Problem requirements:
Begin with the first line and repeat exactly through the line containing "Arial, Helvetica, sans-serif';"; leave every image out.

○ ○ ○ ○ ○ ○ ○

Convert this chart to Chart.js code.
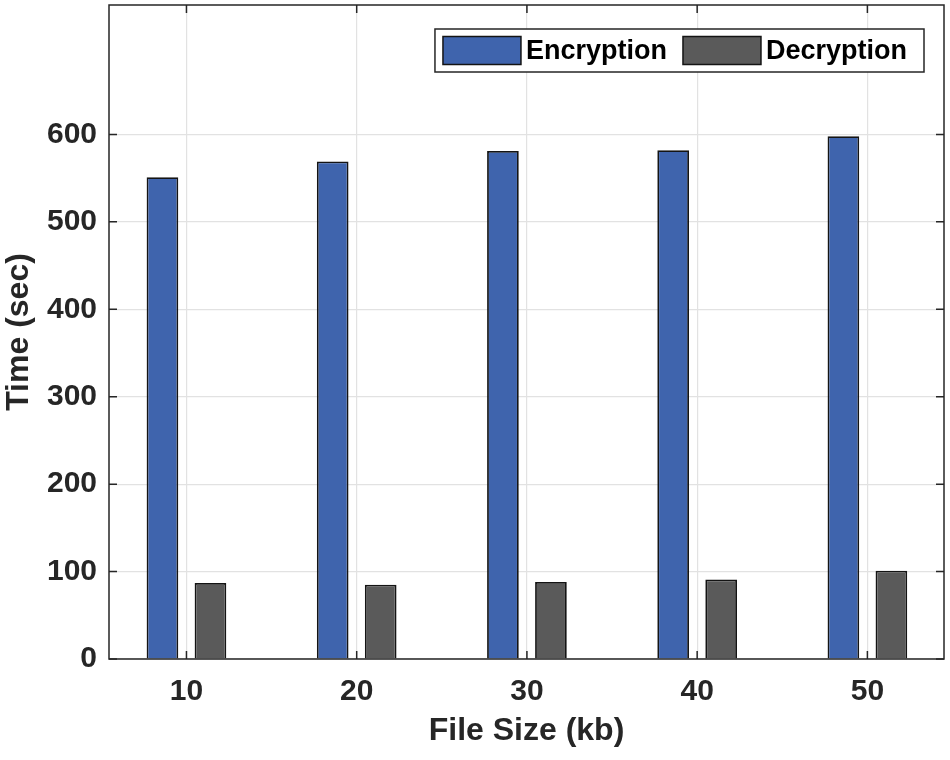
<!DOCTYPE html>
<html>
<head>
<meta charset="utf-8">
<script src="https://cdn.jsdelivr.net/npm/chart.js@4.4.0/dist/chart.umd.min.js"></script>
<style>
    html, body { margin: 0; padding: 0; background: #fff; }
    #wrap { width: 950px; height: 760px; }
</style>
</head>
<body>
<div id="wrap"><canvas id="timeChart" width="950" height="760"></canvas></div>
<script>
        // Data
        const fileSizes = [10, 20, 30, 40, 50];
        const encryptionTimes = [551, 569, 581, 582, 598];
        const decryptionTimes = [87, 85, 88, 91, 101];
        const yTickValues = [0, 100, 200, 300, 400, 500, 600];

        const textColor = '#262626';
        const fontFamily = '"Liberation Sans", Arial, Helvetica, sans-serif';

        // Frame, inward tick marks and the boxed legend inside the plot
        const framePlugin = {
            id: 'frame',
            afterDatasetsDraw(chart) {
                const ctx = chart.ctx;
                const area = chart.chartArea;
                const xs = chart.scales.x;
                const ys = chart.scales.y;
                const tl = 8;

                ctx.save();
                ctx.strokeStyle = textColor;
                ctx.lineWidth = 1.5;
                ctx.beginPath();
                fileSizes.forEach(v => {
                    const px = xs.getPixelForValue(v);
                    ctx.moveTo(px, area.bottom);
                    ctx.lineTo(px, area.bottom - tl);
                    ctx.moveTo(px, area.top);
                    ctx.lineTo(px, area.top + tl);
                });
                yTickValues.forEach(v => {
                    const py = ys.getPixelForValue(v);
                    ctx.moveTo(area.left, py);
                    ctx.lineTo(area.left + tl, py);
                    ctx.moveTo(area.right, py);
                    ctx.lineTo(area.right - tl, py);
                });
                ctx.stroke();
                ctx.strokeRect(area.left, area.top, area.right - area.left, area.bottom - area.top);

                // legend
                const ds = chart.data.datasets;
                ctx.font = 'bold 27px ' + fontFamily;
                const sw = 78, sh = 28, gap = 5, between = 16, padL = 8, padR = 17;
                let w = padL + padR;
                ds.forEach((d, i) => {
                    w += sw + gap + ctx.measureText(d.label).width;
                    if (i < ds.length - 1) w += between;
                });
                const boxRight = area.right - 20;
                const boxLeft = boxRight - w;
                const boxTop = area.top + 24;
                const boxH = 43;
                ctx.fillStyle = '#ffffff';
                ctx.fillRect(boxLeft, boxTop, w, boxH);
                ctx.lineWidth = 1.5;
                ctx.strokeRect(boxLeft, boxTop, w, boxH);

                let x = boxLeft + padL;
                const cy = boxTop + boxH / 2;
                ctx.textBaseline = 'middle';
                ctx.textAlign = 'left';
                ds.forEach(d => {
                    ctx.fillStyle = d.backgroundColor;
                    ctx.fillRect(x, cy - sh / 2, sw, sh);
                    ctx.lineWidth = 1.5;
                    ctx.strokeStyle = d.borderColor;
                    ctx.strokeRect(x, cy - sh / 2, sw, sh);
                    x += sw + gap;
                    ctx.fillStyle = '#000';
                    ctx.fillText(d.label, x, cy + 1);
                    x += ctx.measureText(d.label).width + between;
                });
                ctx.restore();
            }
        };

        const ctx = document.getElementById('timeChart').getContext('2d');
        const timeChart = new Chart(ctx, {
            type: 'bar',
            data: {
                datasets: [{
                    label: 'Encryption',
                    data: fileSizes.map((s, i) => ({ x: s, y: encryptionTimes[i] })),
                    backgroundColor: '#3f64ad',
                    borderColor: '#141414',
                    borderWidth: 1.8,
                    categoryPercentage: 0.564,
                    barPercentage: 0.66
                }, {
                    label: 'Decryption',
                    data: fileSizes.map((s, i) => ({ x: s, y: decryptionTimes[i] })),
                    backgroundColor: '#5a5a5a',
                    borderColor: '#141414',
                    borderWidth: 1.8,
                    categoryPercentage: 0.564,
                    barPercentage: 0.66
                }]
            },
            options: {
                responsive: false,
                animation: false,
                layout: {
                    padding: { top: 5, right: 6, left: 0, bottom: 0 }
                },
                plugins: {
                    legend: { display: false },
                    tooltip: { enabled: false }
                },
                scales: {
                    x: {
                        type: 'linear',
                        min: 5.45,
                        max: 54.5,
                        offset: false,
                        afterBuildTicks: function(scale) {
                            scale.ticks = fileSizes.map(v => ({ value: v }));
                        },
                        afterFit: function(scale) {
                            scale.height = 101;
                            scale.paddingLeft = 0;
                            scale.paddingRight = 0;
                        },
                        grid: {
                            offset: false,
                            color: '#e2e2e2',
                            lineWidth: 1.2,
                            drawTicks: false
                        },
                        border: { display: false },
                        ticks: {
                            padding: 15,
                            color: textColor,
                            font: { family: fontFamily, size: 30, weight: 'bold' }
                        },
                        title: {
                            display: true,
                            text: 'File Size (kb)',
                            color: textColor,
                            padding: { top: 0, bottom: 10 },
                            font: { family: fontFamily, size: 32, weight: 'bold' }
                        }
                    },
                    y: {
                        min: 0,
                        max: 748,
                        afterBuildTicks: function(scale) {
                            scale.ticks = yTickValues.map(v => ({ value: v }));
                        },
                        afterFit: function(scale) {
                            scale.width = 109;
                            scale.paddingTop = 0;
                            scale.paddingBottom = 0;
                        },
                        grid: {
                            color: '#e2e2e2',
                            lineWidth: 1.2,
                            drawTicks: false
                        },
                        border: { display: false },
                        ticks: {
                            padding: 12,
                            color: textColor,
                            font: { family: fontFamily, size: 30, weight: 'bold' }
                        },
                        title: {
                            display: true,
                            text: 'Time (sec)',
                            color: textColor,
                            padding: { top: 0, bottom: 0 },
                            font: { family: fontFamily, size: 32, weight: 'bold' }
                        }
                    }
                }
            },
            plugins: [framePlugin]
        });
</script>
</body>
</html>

○ ○ ○ ○ ○ ○ ○

Answer to the task:
Convert this chart to Chart.js code.
<!DOCTYPE html>
<html>
<head>
<meta charset="utf-8">
<script src="https://cdn.jsdelivr.net/npm/chart.js@4.4.0/dist/chart.umd.min.js"></script>
<style>
    html, body { margin: 0; padding: 0; background: #fff; }
    #wrap { width: 950px; height: 760px; }
</style>
</head>
<body>
<div id="wrap"><canvas id="timeChart" width="950" height="760"></canvas></div>
<script>
        // Data
        const fileSizes = [10, 20, 30, 40, 50];
        const encryptionTimes = [551, 569, 581, 582, 598];
        const decryptionTimes = [87, 85, 88, 91, 101];
        const yTickValues = [0, 100, 200, 300, 400, 500, 600];

        const textColor = '#262626';
        const fontFamily = '"Liberation Sans", Arial, Helvetica, sans-serif';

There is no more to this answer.